Oakley: Gunner Ernest Henry (192093)

352nd Brigade, Royal Field Artillery

No evidence of Gunner Oakley’s Army service appears to have survived apart from a death notice in the Gloucester Journal of 3 November 1917, no mention of him in the local newspapers of the time.

What is known is that Ernest Henry Oakley was born in 1876 at Normanton, Yorkshire and was the son of Charles Albert Oakley and his wife Emily Holmes (née Russell).

According to the 1911 Census his father was a railway guard with the Midland Railway and the couple had twelve children, of whom nine were surviving at that time.

The family lived at 1 Harp Villas, Cemetery Road, Gloucester. The census records that Ernest was an asylum attendant.

On 30 October 1911, he married Amy Beatrice White (aged 26) at All Saints Church. Ernest who was aged 36, was then living at 49 Twyver Street, Gloucester and worked as a milkman.

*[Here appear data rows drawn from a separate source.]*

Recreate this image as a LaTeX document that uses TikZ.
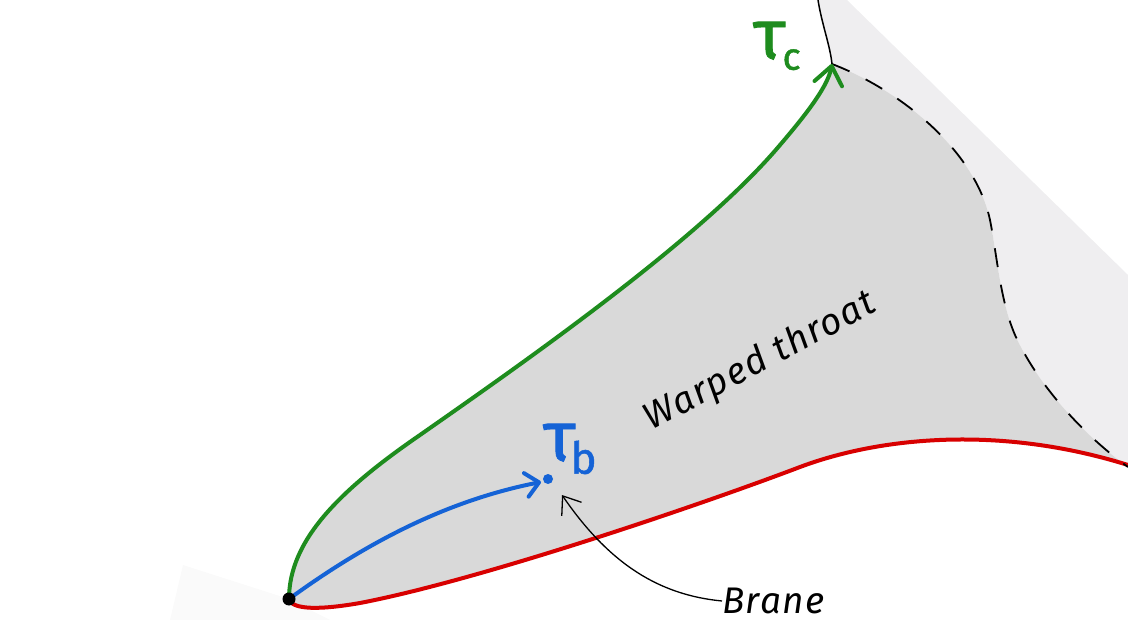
\documentclass[tikz,border=0pt]{standalone}
\usepackage{fontspec}
\setmainfont{Fira Sans}
\usetikzlibrary{arrows.meta}
\definecolor{throat}{HTML}{D9D9D9}
\definecolor{bulk}{HTML}{EFEEF0}
\definecolor{faint}{HTML}{FAFAFA}
\definecolor{tgreen}{HTML}{1E8C1E}
\definecolor{tred}{HTML}{D80000}
\definecolor{tblue}{HTML}{1563D6}
\tikzset{
  curve/.style={line width=4pt, line cap=round},
  labeltext/.style={font=\itshape\fontsize{37}{39}\selectfont\addfontfeatures{LetterSpace=4}, inner sep=0pt},
  taulabel/.style={inner sep=0pt, font=\addfontfeatures{FakeBold=1.2}},
}
\begin{document}
\begin{tikzpicture}[x=1pt,y=-1pt]
\useasboundingbox (0,0) rectangle (1128,620);
\coordinate (O) at (289,599);
\coordinate (C) at (832,64);
\coordinate (B) at (548,479);
\coordinate (T) at (818,0);
\coordinate (Bt) at (541,482);
\coordinate (Bp) at (562,495);
% faint wedge bottom-left
\fill[faint] (170,620) -- (183,565) -- (O) -- (330,620) -- cycle;
% light bulk region
\fill[bulk] (T) .. controls (822,25) and (830,45) .. (C)
  .. controls (900,90) and (975,150) .. (990,220)
  .. controls (997,255) and (1000,300) .. (1015,335)
  .. controls (1040,390) and (1090,440) .. (1128,467)
  -- (1128,275) -- (847,0) -- cycle;
% throat
\fill[throat] (O) .. controls (289,540) and (340,490) .. (420,435)
  .. controls (520,365) and (700,240) .. (780,145)
  .. controls (810,110) and (828,85) .. (C)
  .. controls (900,90) and (975,150) .. (990,220)
  .. controls (997,255) and (1000,300) .. (1015,335)
  .. controls (1040,390) and (1090,440) .. (1128,467)
  -- (1128,465)
  .. controls (1000,425) and (880,437) .. (800,467)
  .. controls (700,505) and (480,580) .. (360,603)
  .. controls (320,610) and (292,610) .. (O) -- cycle;
% red brane boundary
\draw[curve, tred] (O) .. controls (292,610) and (320,610) .. (360,603)
  .. controls (480,580) and (700,505) .. (800,467)
  .. controls (880,437) and (1000,425) .. (1128,465);
% dashed boundary
\draw[line width=1.8pt, dash pattern=on 19pt off 18pt] (C)
  .. controls (900,90) and (975,150) .. (990,220)
  .. controls (997,255) and (1000,300) .. (1015,335)
  .. controls (1040,390) and (1090,440) .. (1128,467);
% black line at top
\draw[line width=1.5pt] (T) .. controls (822,25) and (830,45) .. (C);
% green tau_c path
\draw[curve, tgreen, -{Straight Barb[length=18pt,width=28pt,round]}]
  (O) .. controls (289,540) and (340,490) .. (420,435)
  .. controls (520,365) and (700,240) .. (780,145)
  .. controls (810,110) and (828,85) .. (C);
% blue tau_b path
\draw[curve, tblue, -{Straight Barb[length=13pt,width=24pt,round]}]
  (O) .. controls (370,540) and (450,500) .. (Bt);
\fill[tblue] (B) circle (5pt);
\fill[black] (O) circle (6.5pt);
% labels
\node[taulabel, text=tgreen] (tc) at (777,46)
  {\fontsize{70}{72}\selectfont τ\kern-3pt\raisebox{-11pt}{\fontsize{38}{40}\selectfont c}};
\node[taulabel, text=tblue] (tb) at (570,449)
  {\fontsize{70}{72}\selectfont τ\kern-5pt\raisebox{-13pt}{\fontsize{44}{46}\selectfont b}};
\node[labeltext, rotate=28] (wt) at (760,362) {Warped throat};
\node[labeltext, anchor=west] (brane) at (722,601) {Brane};
\draw[line width=1.3pt, -{Straight Barb[length=16pt,width=24pt]}]
  (brane.west) .. controls (660,595) and (610,565) .. (Bp);
\end{tikzpicture}
\end{document}
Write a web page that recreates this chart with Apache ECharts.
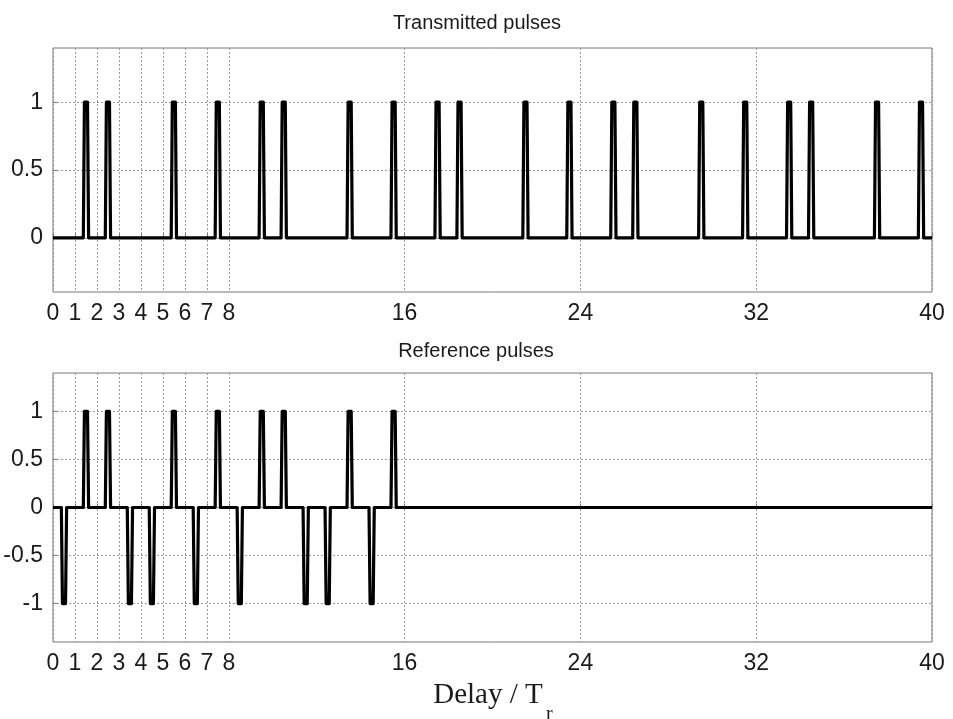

The couple had a daughter, Beatrice Fanny Beryl in 1912.

Rather oddly, Gunner Oakley does not appear as a casualty in the volumes of Soldiers Died in the Great War, which may indicate that he died following discharge from the Army. He does, however, appear in the Commonwealth War Graves Commission (CWGC) records and these state that he served with 352 Brigade of the Royal Field Artillery.

This brigade was part of 72 Division and served entirely in the UK. The Division was formed in late 1916 and its role was to train men for overseas drafts, plus providing men for home defence and was initially established in Somerset, with the Divisional Headquarters set up at Weston-super-Mare, before moving to Bath.

Between 5 to 18 January 1917 its various brigades were located in Bedford, Wellingborough and Northampton, with the Division under the command of the Southern Army, Home Forces, responsible for East Coast defences from the River Deben to Orfordness.

All we know of Ernest Oakley’s death is that it occurred on 27 October 1917 at 69 Painswick Road in Gloucester, when he was aged 42.

He was buried in Gloucester Old Cemetery, where a standard CWGC headstone marks his grave.